You are working for a new-age insurance company and employ mutiple outreach plans to sell term insurance to your customers. Telephonic marketing campaigns still remain one of the most effective way to reach out to people however they incur a lot of cost. Hence, it is important to identify the customers that are most likely to convert beforehand so that they can be specifically targeted via call. We are given the historical marketing data of the insurance company and are required to build a ML model that will predict if a client will subscribe to the insurance.
- age (numeric)
- job : type of job
- marital : marital status
- educational_qual : education status
- call_type : contact communication type
- day: last contact day of the month (numeric)
- mon: last contact month of yeardur: last contact duration, in seconds (numeric)
- num_calls: number of contacts performed during this campaign and for this client
- prev_outcome: outcome of the previous marketing campaign (categorical: "unknown","other","failure","success")
y - has the client subscribed to the insurance?
It is not sufficient to just fit a model - the model must be analysed to find the important factors that contribute towards the conversion rate.

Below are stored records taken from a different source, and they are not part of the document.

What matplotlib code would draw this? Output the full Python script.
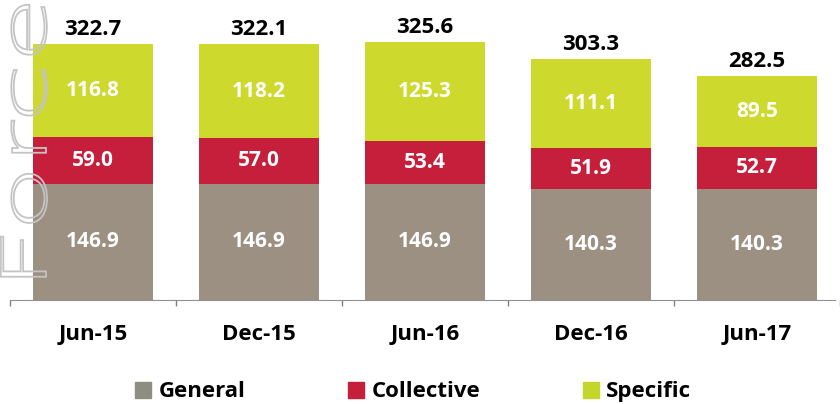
import matplotlib.pyplot as plt
import numpy as np
from matplotlib.lines import Line2D
from matplotlib.textpath import TextPath
from matplotlib.patches import PathPatch
from matplotlib.font_manager import FontProperties
from matplotlib.transforms import Affine2D

# --- data ---
periods = ['Jun-15', 'Dec-15', 'Jun-16', 'Dec-16', 'Jun-17']
general = [146.9, 146.9, 146.9, 140.3, 140.3]
collective = [59.0, 57.0, 53.4, 51.9, 52.7]
specific = [116.8, 118.2, 125.3, 111.1, 89.5]
totals = [322.7, 322.1, 325.6, 303.3, 282.5]

series_names = ['General', 'Collective', 'Specific']
colors = ['#9c9082', '#c51f3c', '#cdd92c']
legend_colors = ['#8e8e80', '#c51f3c', '#c4d62a']

plt.rcParams['font.family'] = ['Open Sans', 'DejaVu Sans']

fig = plt.figure(figsize=(8.4, 4.04), dpi=100)
ax = fig.add_axes([0.0, 0.257, 1.0, 0.743])

x = np.arange(len(periods))
width = 0.72
bottom = np.zeros(len(periods))
for vals, col in zip([general, collective, specific], colors):
    vals = np.array(vals)
    ax.bar(x, vals, width, bottom=bottom, color=col, edgecolor='none')
    for xi, b, v in zip(x, bottom, vals):
        ax.text(xi, b + v / 2, f'{v:.1f}', ha='center', va='center',
                color='white', fontsize=15, fontweight='bold')
    bottom += vals

for xi, t, top in zip(x, totals, bottom):
    ax.text(xi, top + 5, f'{t:.1f}', ha='center', va='bottom',
            color='black', fontsize=16, fontweight='bold')

ax.set_xlim(-0.56, 4.47)
ax.set_ylim(0, 378)

# category boundaries as ticks, labels at centers
ax.set_xticks(np.arange(len(periods) + 1) - 0.5)
ax.set_xticklabels([])
ax.set_xticks(x, minor=True)
ax.set_xticklabels(periods, minor=True, fontsize=16, fontweight='bold')
ax.tick_params(axis='x', which='major', length=4, color='#808080', width=1)
ax.tick_params(axis='x', which='minor', length=0, pad=17)
ax.set_yticks([])

for s in ['top', 'right', 'left']:
    ax.spines[s].set_visible(False)
ax.spines['bottom'].set_color('#909090')
ax.spines['bottom'].set_bounds(-0.5, 4.47)

# outline watermark on the left
fp = FontProperties(family='DejaVu Sans', weight='light')
tp = TextPath((0, 0), 'Force', size=62, prop=fp)
tr = Affine2D().scale(1.75, 1.0).rotate_deg(90).translate(46, 114)
wm = PathPatch(tr.transform_path(tp), facecolor='none', edgecolor='#c4c4c4',
               lw=1.3, transform=None)
fig.patches.append(wm)

handles = [Line2D([0], [0], marker='s', linestyle='none', markersize=11.5,
                  markerfacecolor=c, markeredgecolor=c) for c in legend_colors]
fig.legend(handles, series_names, loc='center', bbox_to_anchor=(0.492, 0.03),
           ncol=3, frameon=False, prop={'size': 16, 'weight': 'bold'},
           handlelength=0.75, handletextpad=0.32, columnspacing=4.6)

fig.savefig('out.png', dpi=100)
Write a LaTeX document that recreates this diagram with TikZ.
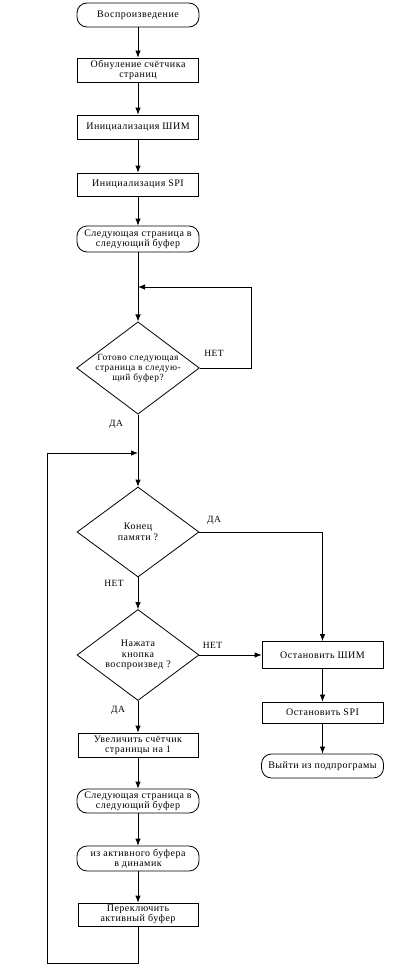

AUROC must be used as a metric to evaluate the performance of the models.
This was the problem given to me as part of my final project in the Master Data Science course by GUVI.
The data was loaded and preprocessed - cleaned.
- Data Visualization was done and Exploratory Data Analyis was done to take some meaningful insights.
- It was a highly imbalanced data with less than 13% of the data in the subscribed category.
- Data was balanced using SMOTE and Combined balancing techniques.
- Data was fitted in Logistic regression. The AUROC score was good. But the domain side of the data needed a decent F1 score to build a reliable model.
- Comparison and tuning of the models was done uisng Pycaret.
- Feature importances were analysed.